Мануфактура Бурлюкина, бывшая накануне краха перед войною, с каждым днём все больше расцветала. Не было такой старой негодной залежи, которая не вырывалась бы теперь покупателем с бою; очевидно, многие богатели на счет этой беспрерывно льющейся крови, в то время, как бедняки задыхались от дороговизны всего насущного и от страшных лишений. Приходилось или пускаться на преступления, чтобы как-нибудь поддержать существование, или на разные ухищрения, часто выходившие за пределы самой дикой фантазии.
В течение семилетней супружеской жизни у Павла Васильевича не было детей. А между тем, и он, и жена его были люди одинокие и притом патриархальные. И когда, наконец, после такого долгого ожидания жена Павла Васильевича забеременела, оба до такой степени были обрадованы своим счастьем, что даже отслужили молебен.
Все их мечты, все разговоры покоились теперь на будущем, с которым должна была начаться новая и уже как бы бессмертная жизнь. Но по мере того, как приближался роковой день, непонятная тревога и беспокойство вое больше и больше проникали в их ожидания.
Конечно, это была обычная в таком случае тревога, но иногда она становилась особенно остра и колола, как предчувствие. Обоих по ночам тревожили странные сны, но они боялись сообщать их друг другу и все таили про себя, пока беда не подошла вплотную.
Когда Ольга Ивановна незадолго до события, обратилась к врачу, тот посоветовал ей лечь в больницу, так как мало ли что может быть: первые роды, да и положение ребёнка представляется ему не совсем правильным.
Это был скорее совет осторожности, чем угроза, и оба сделали вид, что так это и принимают, но втайне трепетали до ужаса.
И нынче этот ужас оправдался.
Ещё утром Павел Васильевич узнал, что надежда на ребёнка, которого так долго и так молитвенно они ожидали, рухнула: доктор прямо заявить, что положение ребёнка настолько неестественно, что спасти его можно только ценою жизни матери.

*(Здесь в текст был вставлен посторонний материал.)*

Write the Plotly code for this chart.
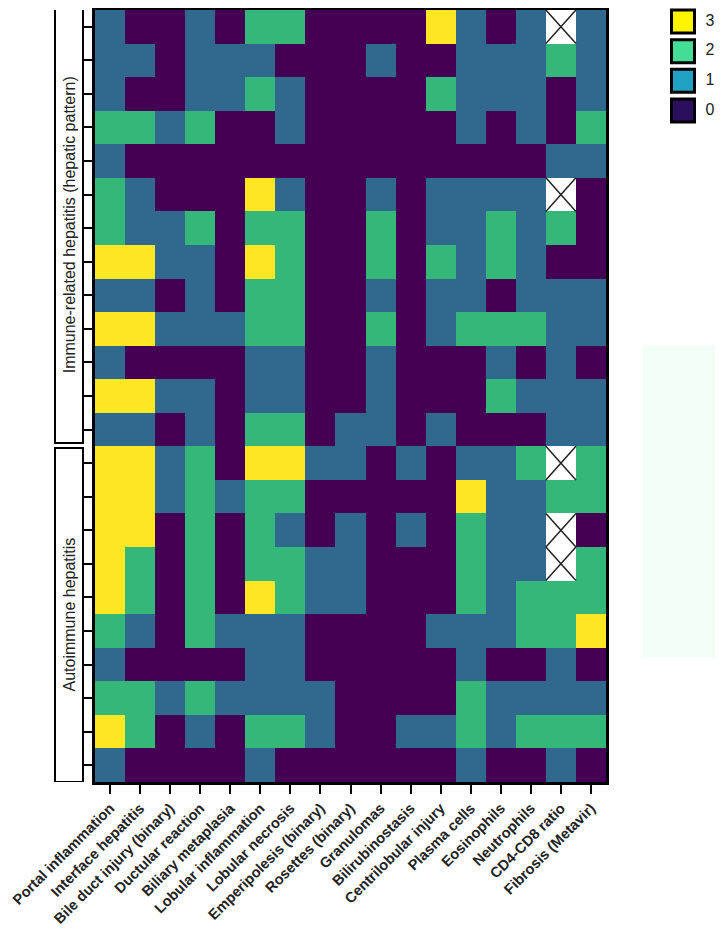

Конечно, не приходилось задумываться, но мучения Павла Васильевича были так велики при этом, что ему показалось, будто из души его ушел тот слабо теплившийся свет, который придавал его жизни особый праздничный смысл.
Доктор попытался внушить ему, что при их молодости надежды на ребёнка ещё могут осуществиться, но Павел Васильевич уже не верил в это, и даже боялся утешать себя тем, что все же останется жива его жена, как будто в самом этом утешении таилась колкая вина за неоправданную жизнь.
Однако, несмотря на все эти мучения, доводившие Павла Васильевича до отчаяния, он в магазине аккуратно и точно исполнял своё дело. Из двух существ в человеке одно, вымуштрованное долгом и многолетней привычкой, делало то, что требовалось, а другое было там, где решалась судьба неосуществившейся жизни. Там были все его мысли, вся его душа, все, что составляет истинную сущность человека. Но это первое существо не только не мешало второму, а как будто облегчало его жестокое состояние; отвлекало от безнадёжности и безысходной муки. Ведь, все равно, он ничем не мог помочь там, да его и не допустили бы до жены.
Как раз перед самым закрытием магазина, он узнал, что все окончилось так, как предсказывал доктор. Это уже не могло ничего прибавить к тому, что Павел Васильевич переживал, и с опустелым сердцем он отправился в больницу.
Но когда, по особой просьбе, его, переодетого в белый халат, допустили к жене, он ощутил новую светлую радость, увидев её живой, хотя и изменившейся до того, что трудно было её узнать.